[begin Data section]

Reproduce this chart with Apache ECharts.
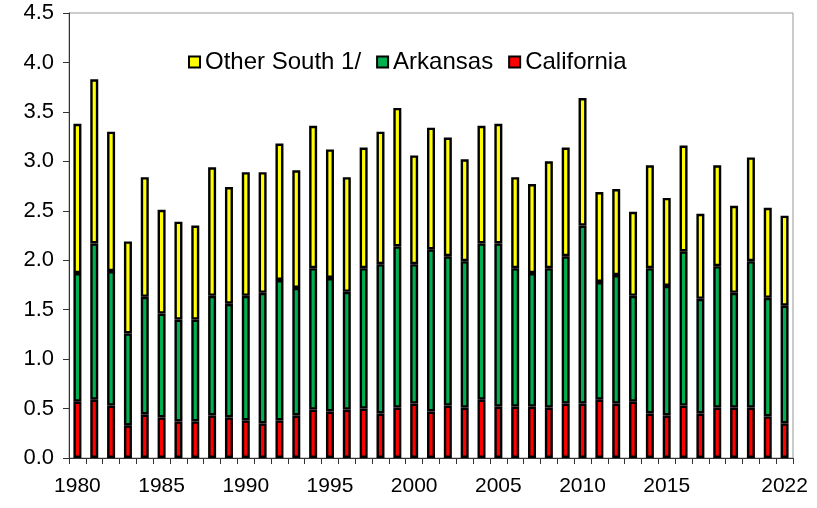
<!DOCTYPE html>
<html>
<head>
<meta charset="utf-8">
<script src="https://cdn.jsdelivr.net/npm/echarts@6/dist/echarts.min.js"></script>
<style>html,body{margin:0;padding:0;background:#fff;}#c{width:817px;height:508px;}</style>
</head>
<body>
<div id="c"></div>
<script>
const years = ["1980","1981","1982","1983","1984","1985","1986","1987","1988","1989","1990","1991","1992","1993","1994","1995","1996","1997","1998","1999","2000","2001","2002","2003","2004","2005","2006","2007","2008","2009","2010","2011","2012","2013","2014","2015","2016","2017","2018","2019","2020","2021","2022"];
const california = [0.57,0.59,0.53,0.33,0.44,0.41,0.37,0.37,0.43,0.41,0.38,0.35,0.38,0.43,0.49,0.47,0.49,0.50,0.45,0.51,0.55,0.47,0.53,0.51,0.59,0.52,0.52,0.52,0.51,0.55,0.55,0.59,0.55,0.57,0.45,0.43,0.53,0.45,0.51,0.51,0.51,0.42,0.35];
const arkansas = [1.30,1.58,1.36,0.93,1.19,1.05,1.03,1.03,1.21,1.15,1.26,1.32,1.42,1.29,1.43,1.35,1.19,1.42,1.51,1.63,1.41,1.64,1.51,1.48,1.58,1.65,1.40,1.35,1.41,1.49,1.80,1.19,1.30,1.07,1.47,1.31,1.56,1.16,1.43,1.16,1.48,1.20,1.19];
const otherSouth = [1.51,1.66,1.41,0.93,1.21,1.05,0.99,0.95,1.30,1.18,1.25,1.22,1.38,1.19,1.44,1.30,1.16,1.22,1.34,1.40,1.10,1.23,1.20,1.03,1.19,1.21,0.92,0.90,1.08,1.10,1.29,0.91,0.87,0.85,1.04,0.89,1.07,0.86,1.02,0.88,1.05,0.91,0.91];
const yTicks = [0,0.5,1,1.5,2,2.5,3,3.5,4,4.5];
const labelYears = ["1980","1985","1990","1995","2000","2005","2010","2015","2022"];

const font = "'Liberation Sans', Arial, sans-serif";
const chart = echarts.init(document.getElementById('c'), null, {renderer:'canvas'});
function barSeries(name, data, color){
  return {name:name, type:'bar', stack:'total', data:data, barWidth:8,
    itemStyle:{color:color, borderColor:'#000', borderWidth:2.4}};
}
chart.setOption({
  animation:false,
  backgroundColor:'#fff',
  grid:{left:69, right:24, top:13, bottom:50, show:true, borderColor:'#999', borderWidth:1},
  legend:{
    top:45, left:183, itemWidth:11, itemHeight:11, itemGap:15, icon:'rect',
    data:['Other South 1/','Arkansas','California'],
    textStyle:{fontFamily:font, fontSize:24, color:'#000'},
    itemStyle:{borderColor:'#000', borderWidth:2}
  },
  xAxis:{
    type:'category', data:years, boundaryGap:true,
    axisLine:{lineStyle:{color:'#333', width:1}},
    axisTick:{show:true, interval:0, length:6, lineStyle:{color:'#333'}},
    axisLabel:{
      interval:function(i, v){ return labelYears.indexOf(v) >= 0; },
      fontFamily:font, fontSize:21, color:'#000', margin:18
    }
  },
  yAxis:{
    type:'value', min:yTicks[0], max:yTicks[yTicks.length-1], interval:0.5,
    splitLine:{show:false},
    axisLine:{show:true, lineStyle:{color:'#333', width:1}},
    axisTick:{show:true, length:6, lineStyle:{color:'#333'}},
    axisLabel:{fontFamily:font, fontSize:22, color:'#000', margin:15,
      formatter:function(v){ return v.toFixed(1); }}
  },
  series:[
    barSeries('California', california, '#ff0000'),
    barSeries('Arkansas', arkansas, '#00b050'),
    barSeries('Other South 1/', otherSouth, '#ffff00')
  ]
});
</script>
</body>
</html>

[end Data section]

### What is asked
Return the listing above unchanged, apart from dropping its pictures.

### Output
Reproduce this chart with Apache ECharts.
<!DOCTYPE html>
<html>
<head>
<meta charset="utf-8">
<script src="https://cdn.jsdelivr.net/npm/echarts@6/dist/echarts.min.js"></script>
<style>html,body{margin:0;padding:0;background:#fff;}#c{width:817px;height:508px;}</style>
</head>
<body>
<div id="c"></div>
<script>
const years = ["1980","1981","1982","1983","1984","1985","1986","1987","1988","1989","1990","1991","1992","1993","1994","1995","1996","1997","1998","1999","2000","2001","2002","2003","2004","2005","2006","2007","2008","2009","2010","2011","2012","2013","2014","2015","2016","2017","2018","2019","2020","2021","2022"];
const california = [0.57,0.59,0.53,0.33,0.44,0.41,0.37,0.37,0.43,0.41,0.38,0.35,0.38,0.43,0.49,0.47,0.49,0.50,0.45,0.51,0.55,0.47,0.53,0.51,0.59,0.52,0.52,0.52,0.51,0.55,0.55,0.59,0.55,0.57,0.45,0.43,0.53,0.45,0.51,0.51,0.51,0.42,0.35];
const arkansas = [1.30,1.58,1.36,0.93,1.19,1.05,1.03,1.03,1.21,1.15,1.26,1.32,1.42,1.29,1.43,1.35,1.19,1.42,1.51,1.63,1.41,1.64,1.51,1.48,1.58,1.65,1.40,1.35,1.41,1.49,1.80,1.19,1.30,1.07,1.47,1.31,1.56,1.16,1.43,1.16,1.48,1.20,1.19];
const otherSouth = [1.51,1.66,1.41,0.93,1.21,1.05,0.99,0.95,1.30,1.18,1.25,1.22,1.38,1.19,1.44,1.30,1.16,1.22,1.34,1.40,1.10,1.23,1.20,1.03,1.19,1.21,0.92,0.90,1.08,1.10,1.29,0.91,0.87,0.85,1.04,0.89,1.07,0.86,1.02,0.88,1.05,0.91,0.91];
const yTicks = [0,0.5,1,1.5,2,2.5,3,3.5,4,4.5];
const labelYears = ["1980","1985","1990","1995","2000","2005","2010","2015","2022"];

const font = "'Liberation Sans', Arial, sans-serif";
const chart = echarts.init(document.getElementById('c'), null, {renderer:'canvas'});
function barSeries(name, data, color){
  return {name:name, type:'bar', stack:'total', data:data, barWidth:8,
    itemStyle:{color:color, borderColor:'#000', borderWidth:2.4}};
}
chart.setOption({
  animation:false,
  backgroundColor:'#fff',
  grid:{left:69, right:24, top:13, bottom:50, show:true, borderColor:'#999', borderWidth:1},
  legend:{
    top:45, left:183, itemWidth:11, itemHeight:11, itemGap:15, icon:'rect',
    data:['Other South 1/','Arkansas','California'],
    textStyle:{fontFamily:font, fontSize:24, color:'#000'},
    itemStyle:{borderColor:'#000', borderWidth:2}
  },
  xAxis:{
    type:'category', data:years, boundaryGap:true,
    axisLine:{lineStyle:{color:'#333', width:1}},
    axisTick:{show:true, interval:0, length:6, lineStyle:{color:'#333'}},
    axisLabel:{
      interval:function(i, v){ return labelYears.indexOf(v) >= 0; },
      fontFamily:font, fontSize:21, color:'#000', margin:18
    }
  },
  yAxis:{
    type:'value', min:yTicks[0], max:yTicks[yTicks.length-1], interval:0.5,
    splitLine:{show:false},
    axisLine:{show:true, lineStyle:{color:'#333', width:1}},
    axisTick:{show:true, length:6, lineStyle:{color:'#333'}},
    axisLabel:{fontFamily:font, fontSize:22, color:'#000', margin:15,
      formatter:function(v){ return v.toFixed(1); }}
  },
  series:[
    barSeries('California', california, '#ff0000'),
    barSeries('Arkansas', arkansas, '#00b050'),
    barSeries('Other South 1/', otherSouth, '#ffff00')
  ]
});
</script>
</body>
</html>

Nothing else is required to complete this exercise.